La suerte está echada
Por Oswaldo Osorio
El talento de Woody Allen parece inagotable. Lleva más de tres décadas haciendo (salvo en cuatro ocasiones) una película cada año. Pero lo más sorprendente de todo es que más de la mitad de su filmografía gira en torno a los mismos temas, y aún así, siempre tiene algo nuevo qué decir, casi siempre cautiva con sus historias y sus personajes y sus filmes resultan ser un probado estímulo intelectual. Desde Anni Hall (1978) buena parte de su cine se ha centrado en las relaciones conyugales, los sentimientos que se desprenden de ellas y sus implicaciones en la vida práctica y emocional. Sólo necesita de pequeños giros o variantes y tiene una nueva película, tanto o más reveladora que las demás.
Esta nueva cinta empieza como casi todas las suyas: chicos conocen chicas en medio de un ambiente intelectual y de clase alta. Pero dicha situación se complica cuando aparece el deseo de cruzar relaciones entre ellos, cuando surgen las dudas sobre los verdaderos sentimientos, cuando se ven obligados a hacer cosas para salirse con la suya o simplemente para salirse por completo de todo el asunto. La variación que propone en esta película (además de ser la primera que no se localiza en Nueva York) es que ya sus personajes no están sólo a merced de sus sentimientos, sino que también, en especial Chris, su protagonista, tienen que pensar en su estabilidad material, en su conveniencia social.
En estas condiciones, la ausencia del amor es una molesta certeza. El amor aquí es reemplazado por una mundana confortabilidad, por la costumbre, las decisiones adecuadas socialmente, la pasión e incluso el capricho.

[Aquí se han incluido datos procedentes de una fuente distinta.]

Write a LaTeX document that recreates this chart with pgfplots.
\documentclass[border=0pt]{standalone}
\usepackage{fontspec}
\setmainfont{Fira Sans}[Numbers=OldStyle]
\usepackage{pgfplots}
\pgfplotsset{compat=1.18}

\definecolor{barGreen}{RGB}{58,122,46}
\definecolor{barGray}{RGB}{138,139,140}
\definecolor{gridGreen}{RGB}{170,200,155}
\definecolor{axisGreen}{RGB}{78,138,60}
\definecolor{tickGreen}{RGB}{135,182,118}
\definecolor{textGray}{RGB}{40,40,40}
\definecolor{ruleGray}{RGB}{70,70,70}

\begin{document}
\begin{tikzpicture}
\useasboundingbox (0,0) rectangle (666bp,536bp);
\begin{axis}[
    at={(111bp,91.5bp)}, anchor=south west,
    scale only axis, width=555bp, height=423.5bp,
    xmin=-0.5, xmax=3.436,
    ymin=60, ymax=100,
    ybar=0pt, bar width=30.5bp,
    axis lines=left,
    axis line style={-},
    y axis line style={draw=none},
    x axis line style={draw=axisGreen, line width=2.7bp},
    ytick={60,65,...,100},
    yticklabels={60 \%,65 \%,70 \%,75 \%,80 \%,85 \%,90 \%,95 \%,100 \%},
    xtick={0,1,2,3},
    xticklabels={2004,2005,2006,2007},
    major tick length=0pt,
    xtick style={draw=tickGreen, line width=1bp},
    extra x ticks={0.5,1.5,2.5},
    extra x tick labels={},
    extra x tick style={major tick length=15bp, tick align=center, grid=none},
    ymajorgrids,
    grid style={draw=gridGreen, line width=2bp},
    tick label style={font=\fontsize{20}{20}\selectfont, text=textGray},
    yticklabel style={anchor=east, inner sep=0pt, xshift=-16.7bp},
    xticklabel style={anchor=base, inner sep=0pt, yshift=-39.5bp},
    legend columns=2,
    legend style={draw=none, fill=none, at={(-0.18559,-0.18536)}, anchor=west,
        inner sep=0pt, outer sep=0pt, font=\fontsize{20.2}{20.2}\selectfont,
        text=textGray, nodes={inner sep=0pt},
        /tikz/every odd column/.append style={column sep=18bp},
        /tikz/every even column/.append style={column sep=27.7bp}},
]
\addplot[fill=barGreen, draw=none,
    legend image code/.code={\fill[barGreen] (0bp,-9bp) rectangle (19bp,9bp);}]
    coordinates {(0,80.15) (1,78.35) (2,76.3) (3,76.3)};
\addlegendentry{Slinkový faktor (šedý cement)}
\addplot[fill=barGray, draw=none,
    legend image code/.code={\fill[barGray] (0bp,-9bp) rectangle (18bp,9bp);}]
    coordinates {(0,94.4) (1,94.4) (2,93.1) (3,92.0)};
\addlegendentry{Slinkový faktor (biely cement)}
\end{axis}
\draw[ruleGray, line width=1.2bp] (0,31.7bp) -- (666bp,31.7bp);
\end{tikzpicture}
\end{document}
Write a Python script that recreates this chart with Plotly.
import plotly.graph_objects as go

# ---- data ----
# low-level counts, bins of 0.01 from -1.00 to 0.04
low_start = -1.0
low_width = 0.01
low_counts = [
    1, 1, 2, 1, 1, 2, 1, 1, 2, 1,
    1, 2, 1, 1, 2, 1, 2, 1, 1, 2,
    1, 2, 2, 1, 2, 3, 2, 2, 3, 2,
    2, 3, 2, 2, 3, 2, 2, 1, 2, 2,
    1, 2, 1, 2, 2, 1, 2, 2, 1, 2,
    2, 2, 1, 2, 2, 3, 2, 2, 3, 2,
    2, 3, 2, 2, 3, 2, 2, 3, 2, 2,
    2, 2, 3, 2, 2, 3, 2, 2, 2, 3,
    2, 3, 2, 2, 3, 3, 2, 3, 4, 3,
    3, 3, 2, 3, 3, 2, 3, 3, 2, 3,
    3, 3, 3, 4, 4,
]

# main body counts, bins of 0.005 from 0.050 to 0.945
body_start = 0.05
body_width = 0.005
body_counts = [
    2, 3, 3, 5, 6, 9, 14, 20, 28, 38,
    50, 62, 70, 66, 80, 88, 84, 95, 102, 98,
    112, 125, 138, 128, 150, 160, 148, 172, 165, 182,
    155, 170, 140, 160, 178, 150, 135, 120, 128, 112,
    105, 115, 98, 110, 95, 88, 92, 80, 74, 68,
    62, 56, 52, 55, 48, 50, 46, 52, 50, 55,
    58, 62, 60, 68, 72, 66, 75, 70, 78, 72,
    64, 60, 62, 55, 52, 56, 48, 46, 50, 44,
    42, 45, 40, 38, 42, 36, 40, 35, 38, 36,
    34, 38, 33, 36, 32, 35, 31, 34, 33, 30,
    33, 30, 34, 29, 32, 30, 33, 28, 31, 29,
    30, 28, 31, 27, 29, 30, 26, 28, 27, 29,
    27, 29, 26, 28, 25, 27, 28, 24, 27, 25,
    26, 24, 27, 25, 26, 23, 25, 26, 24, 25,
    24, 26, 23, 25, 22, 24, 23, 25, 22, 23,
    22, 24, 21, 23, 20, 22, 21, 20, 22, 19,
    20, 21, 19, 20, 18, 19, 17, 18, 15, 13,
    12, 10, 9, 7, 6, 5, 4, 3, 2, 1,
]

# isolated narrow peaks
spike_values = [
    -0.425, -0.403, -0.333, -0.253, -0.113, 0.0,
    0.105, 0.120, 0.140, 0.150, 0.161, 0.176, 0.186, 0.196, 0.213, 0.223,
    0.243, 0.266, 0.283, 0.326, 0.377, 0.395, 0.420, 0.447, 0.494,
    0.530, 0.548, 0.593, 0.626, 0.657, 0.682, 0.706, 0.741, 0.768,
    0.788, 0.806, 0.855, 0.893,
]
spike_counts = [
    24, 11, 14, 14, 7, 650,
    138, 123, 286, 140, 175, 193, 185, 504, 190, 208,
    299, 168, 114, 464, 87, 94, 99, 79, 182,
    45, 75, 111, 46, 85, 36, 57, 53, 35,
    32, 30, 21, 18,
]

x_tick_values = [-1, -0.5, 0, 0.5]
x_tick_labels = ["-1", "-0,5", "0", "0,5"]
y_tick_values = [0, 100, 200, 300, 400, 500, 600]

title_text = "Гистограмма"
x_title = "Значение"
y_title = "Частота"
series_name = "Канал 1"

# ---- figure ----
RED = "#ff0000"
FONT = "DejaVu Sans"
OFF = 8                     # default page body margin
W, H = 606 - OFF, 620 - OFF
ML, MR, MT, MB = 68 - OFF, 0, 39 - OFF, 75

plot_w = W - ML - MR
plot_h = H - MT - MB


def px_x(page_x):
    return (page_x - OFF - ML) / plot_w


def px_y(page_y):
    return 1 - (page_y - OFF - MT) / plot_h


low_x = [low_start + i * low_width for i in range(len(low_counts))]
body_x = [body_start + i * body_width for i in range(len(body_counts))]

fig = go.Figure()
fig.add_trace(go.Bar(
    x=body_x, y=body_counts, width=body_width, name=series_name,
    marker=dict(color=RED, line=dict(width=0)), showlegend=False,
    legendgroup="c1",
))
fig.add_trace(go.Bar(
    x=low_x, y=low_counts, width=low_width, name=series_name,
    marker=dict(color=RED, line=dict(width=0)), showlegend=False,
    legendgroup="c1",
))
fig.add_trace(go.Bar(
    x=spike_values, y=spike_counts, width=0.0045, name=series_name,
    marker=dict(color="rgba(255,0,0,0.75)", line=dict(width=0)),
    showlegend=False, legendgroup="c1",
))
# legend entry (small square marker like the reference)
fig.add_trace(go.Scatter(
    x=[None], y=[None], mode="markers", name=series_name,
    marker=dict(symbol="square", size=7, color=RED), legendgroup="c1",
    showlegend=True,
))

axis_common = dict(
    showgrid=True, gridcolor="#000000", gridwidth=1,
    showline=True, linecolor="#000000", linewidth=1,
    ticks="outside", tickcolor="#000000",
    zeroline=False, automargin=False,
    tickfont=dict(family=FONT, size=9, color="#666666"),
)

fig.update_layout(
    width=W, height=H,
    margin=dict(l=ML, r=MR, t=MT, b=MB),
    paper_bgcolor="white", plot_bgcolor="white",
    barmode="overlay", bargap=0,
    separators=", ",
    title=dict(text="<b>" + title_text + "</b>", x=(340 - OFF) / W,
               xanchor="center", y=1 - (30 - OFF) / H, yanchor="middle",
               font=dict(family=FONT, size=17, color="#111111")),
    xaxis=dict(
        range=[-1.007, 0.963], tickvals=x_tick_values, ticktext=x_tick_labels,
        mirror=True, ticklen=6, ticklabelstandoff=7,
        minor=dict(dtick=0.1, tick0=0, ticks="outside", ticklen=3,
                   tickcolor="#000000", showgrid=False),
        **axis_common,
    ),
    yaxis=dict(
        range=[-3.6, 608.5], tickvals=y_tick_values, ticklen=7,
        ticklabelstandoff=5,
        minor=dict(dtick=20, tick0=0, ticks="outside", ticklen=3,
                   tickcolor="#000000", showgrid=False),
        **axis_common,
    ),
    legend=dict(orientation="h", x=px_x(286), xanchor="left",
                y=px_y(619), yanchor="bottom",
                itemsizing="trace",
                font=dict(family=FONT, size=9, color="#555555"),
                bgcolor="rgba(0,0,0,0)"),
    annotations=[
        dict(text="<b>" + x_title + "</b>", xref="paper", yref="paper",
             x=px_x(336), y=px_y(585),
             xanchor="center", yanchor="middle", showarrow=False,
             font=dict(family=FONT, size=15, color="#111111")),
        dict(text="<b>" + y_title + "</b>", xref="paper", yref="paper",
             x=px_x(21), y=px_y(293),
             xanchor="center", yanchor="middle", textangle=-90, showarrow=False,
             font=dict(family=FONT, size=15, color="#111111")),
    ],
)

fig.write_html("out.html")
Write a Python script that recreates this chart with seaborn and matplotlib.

Pero esa suerte de anomalía sentimental tiene que explotar por algún lado y en este caso lo hace con un giro inesperado, casi inconsecuente con la rutina, la corrección y la pusilanimidad emocional que define a su protagonista. Pero ese dramático giro en realidad está sugerido desde el principio por diversas pistas, desde la constante presencia de piezas operáticas, pasando por la referencia directa a Dostoievski y su Crimen y castigo, hasta la premisa que propone el filme acerca de la suerte y el viaje hacia la fatalidad y la tragedia que parece insinuar casi desde el principio las circunstancias de su personaje central.
De este giro se desprende la culpa y el remordimiento, como en Crimen y castigo, y como en Crímenes y pecados (1989), una de las mejores películas de Allen que es sin duda el antecedente directo de Match point. Pero esa culpa es condicionada al factor suerte que la película propone a partir de la metáfora del tenis a la que hace alusión el título. La culpa cuando la suerte es favorable cambia significativamente, aunque el remordimiento permanezca. Pero hay quienes pueden vivir con ese sentimiento y sin amor, pero con el futuro asegurado.